Üç yıl önce kendisinin de bu kurslara gittiğini söyleyen Janar Borankbayeva; ”orada
yaşananları kendi gözümle gördüm. Cami sauna olarak hizmet veriyordu!” İddiasında
bulundu.
Dine dayalı devlet hayatında, nikâhları
imamlar kıyacağı gibi, kızlarda evlenme yaşı dokuz yaşa indirilecek, Dokuz
yaşın üzerinde de ırzına geçilmemiş kız kalmayacaktır. Dini nikâhlar Mihri
Müeccel ve Mihri Muaccel esasına göre On direm gümüş teminatı ile kıyılacaktır.
Tüm İslami
mezhepler, kızlarda ergenlik yaşının 17 yaşında başladığında birleştiğine göre vekâletlerle
nikâhlar kıyılacaktır. Kadınların sosyal güvenceleri de ortadan kaldırılacaktır.

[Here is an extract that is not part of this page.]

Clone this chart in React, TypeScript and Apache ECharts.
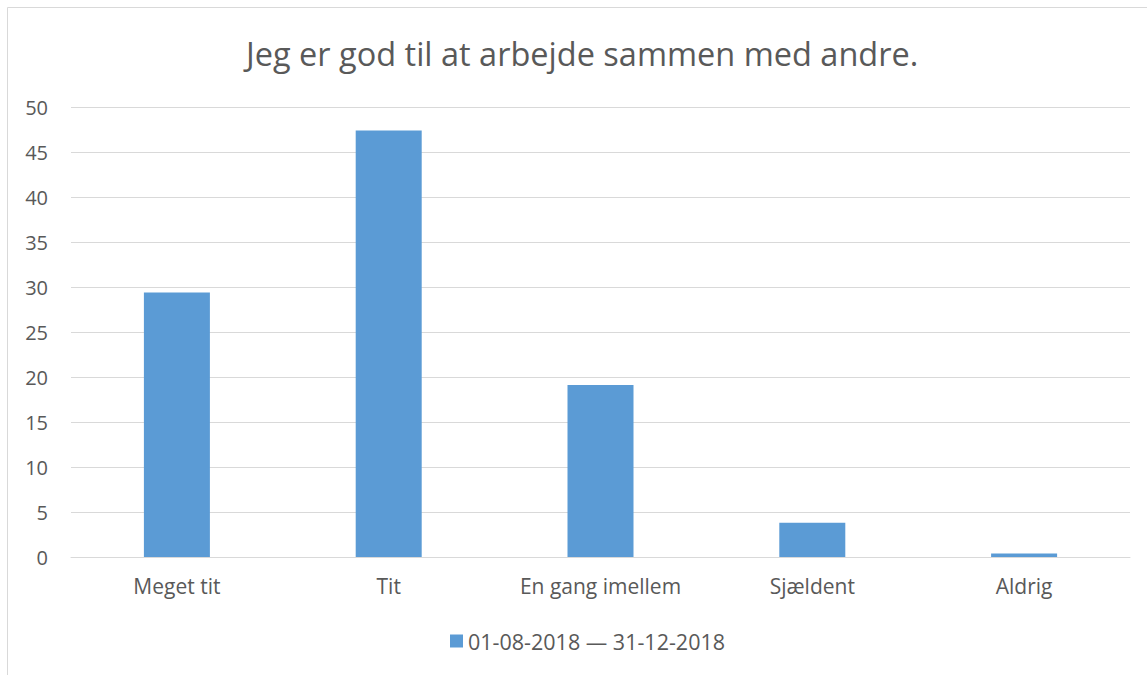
import React, { useEffect, useRef } from "react";
import * as echarts from "echarts";

const titleText = "Jeg er god til at arbejde sammen med andre.";
const categories = ["Meget tit", "Tit", "En gang imellem", "Sjældent", "Aldrig"];
const seriesName = "01-08-2018 — 31-12-2018";
const values = [29.4, 47.4, 19.1, 3.8, 0.4];

export default function App() {
  const ref = useRef<HTMLDivElement>(null);
  useEffect(() => {
    const chart = echarts.init(ref.current!, undefined, { renderer: "svg" });
    const font = "'Open Sans', sans-serif";
    chart.setOption({
      animation: false,
      backgroundColor: "#ffffff",
      textStyle: { fontFamily: font },
      title: {
        text: titleText,
        left: 241,
        top: 32,
        textStyle: { fontFamily: font, fontSize: 32.5, fontWeight: "normal", color: "#595959" },
      },
      graphic: [
        {
          type: "rect",
          shape: { x: 7.5, y: 7.5, width: 1160, height: 700 },
          style: { fill: "none", stroke: "#d9d9d9", lineWidth: 1 },
          silent: true,
        },
      ],
      legend: {
        bottom: 18,
        left: 445,
        itemWidth: 13,
        itemHeight: 13,
        itemGap: 6,
        icon: "rect",
        textStyle: { fontFamily: font, fontSize: 21.5, color: "#595959" },
        data: [seriesName],
      },
      grid: { left: 71, right: 17, top: 107, bottom: 118 },
      xAxis: {
        type: "category",
        data: categories,
        axisLine: { show: true, lineStyle: { color: "#d9d9d9" } },
        axisTick: { show: false },
        axisLabel: { fontFamily: font, fontSize: 21, color: "#595959", margin: 18 },
      },
      yAxis: {
        type: "value",
        min: 0,
        max: 50,
        interval: 5,
        axisLine: { show: false },
        axisTick: { show: false },
        splitLine: { lineStyle: { color: "#d9d9d9" } },
        axisLabel: { fontFamily: font, fontSize: 20, color: "#595959", margin: 23 },
      },
      series: [
        {
          name: seriesName,
          type: "bar",
          data: values,
          barWidth: 66,
          itemStyle: { color: "#5b9bd5" },
        },
      ],
    });
    return () => chart.dispose();
  }, []);
  return (
    <div
      ref={ref}
      style={{ position: "absolute", left: 0, top: 0, width: 1147, height: 675 }}
    />
  );
}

DİA Başkanı Mehmet Görmez, kadına şiddetin Kurana dayandığı mantığından
hareketle masal okuduğuna göre, disipline etmek bahanesiyle kadınlar
öldürülesiye dövüleceklerdir. Dört kadın almak serbest olduğuna göre, şimdiden
başbakanlık Müsteşarının Üç karısı olduğunu kendisi ikrar etmektedir de.
Hz. Allah’ımız, kocaların
eşlerini hafifçe dövülmeleri emrini bana verse kabul etmem.
Bu yazımdan sonra;
lütfen Osmanlıda işkence çeşitleri yazımı ileteceğim, okur musunuz, masalları
dinlemeyi sürdürür müsünüz?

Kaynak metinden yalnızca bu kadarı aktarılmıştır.